The steps for building a top-level ABEL source that refrences a lower-level schematic source are very much similar to the buiding a top-level ABEL source that refrences another lower-level ABEL source. Here also, the top-level ABEL source makes use of the interface and the functional_block statement.
The syntax of the interface statement is same as before:
module_name interface (inputs->outputs);
Here the module_name is the name of the lower level schematic block and the inputs->outputs are the inputs and ouptuts of the lower-level schematic. Hence a statement of the form
simple interface(A, B -> C);
in the top-level ABEL source means that it is refrencing a lower-level source called simple which in our case is a schematic block symbol. Here also you need not define A, B, and C again in the top-level source using ISTYPE's. Just listing them in the interface statement in enough. Also the inputs and outputs in the interface statement should be listed in the same order as the inputs and outputs listed in the lower-level schematic.
The syntax of the functional_block statement is also same as before:
instance_name functional_block module_name;
Here the module_name is the name of the lower-level schematic block and the instance_name is the name of the instance of the lower-level schematic. Hence the statement of the form
simple_instance0..simple_instance1 functional_block simple;
in the top-level ABEL source creates two instances simple_instance0 and simple_instance1 of the schematic simple.
This process of mapping the inputs and outputs of the lower-level schematic is also very similar to the mapping we saw for lower-level ABEL sources. Once you have the lower-level module instanced in the higher-level module, you must now connect the signals of the lower-level module to the signals of the higher-level module. You need to do this because in your test fixture you can access the inputs and outputs of your top-level sources only. Hence, it is the responsibility of the top-level module to provide the inputs and outputs to any lower-level module that it refrences. These signals can be the inputs and outputs of the higher-level module or if multiple lower-level modules have been declared the signals can also be the inputs and outputs of other module instances. Syntax for connecting the signals for the lower and higher modules is quite similar to C++. Just as in C++ the data variables for a particular object are refrenced by putting a '.' after the instance name for that object, in the same way lower-level module signals are refrenced by putting a '.' after the instance of the lower-level module.

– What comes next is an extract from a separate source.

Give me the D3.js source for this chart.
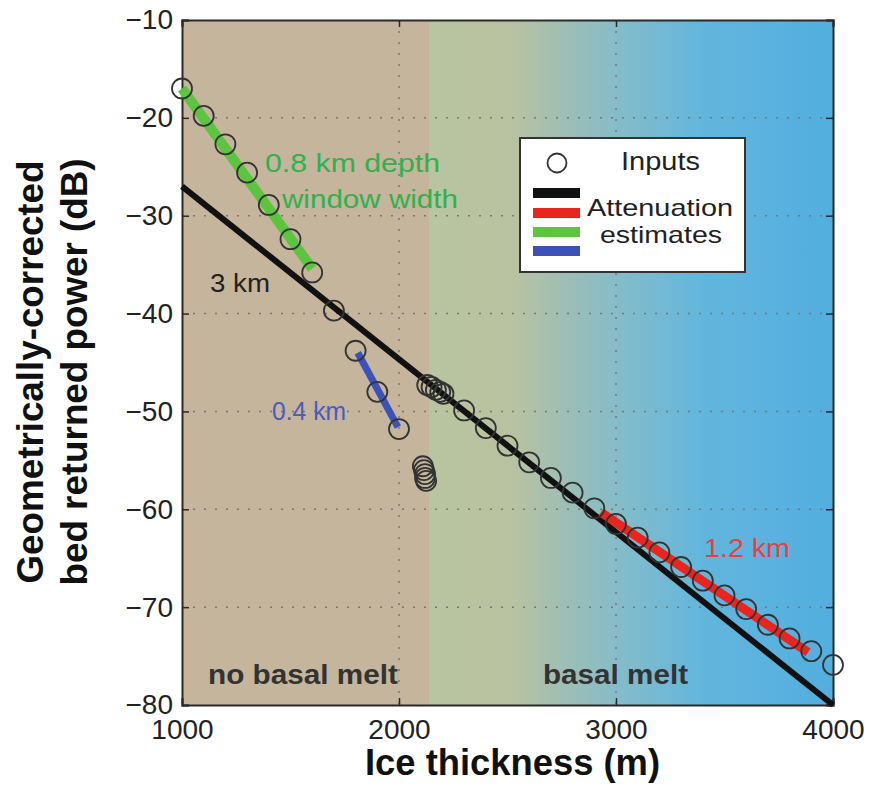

Suppose we have the following declaration in our top-level source:
module top-counter;
interface(clk, rst, I -> c7..c0);
title 'top-level counter'
.....
counter interface (clk, rst -> q7..q0);
cntrl functional_block counter;
...
end
Here counter is our lower-level schematic block with two inputs clk, rst and 7 outputs q7..q0. Then we can connect the signals of "counter" and "top-counter" in the EQUATIONS section in the following way:
EQUATIONS
cntrl.clk = clk;
cntrl.rst = rst;
[c7..c0] = cntrl.[q7..q0];
Notice for the outputs, instead of assigning for each output (c7, c6,.., c0) separately we can group them together by using the '[]' . This saves a lot of time and space.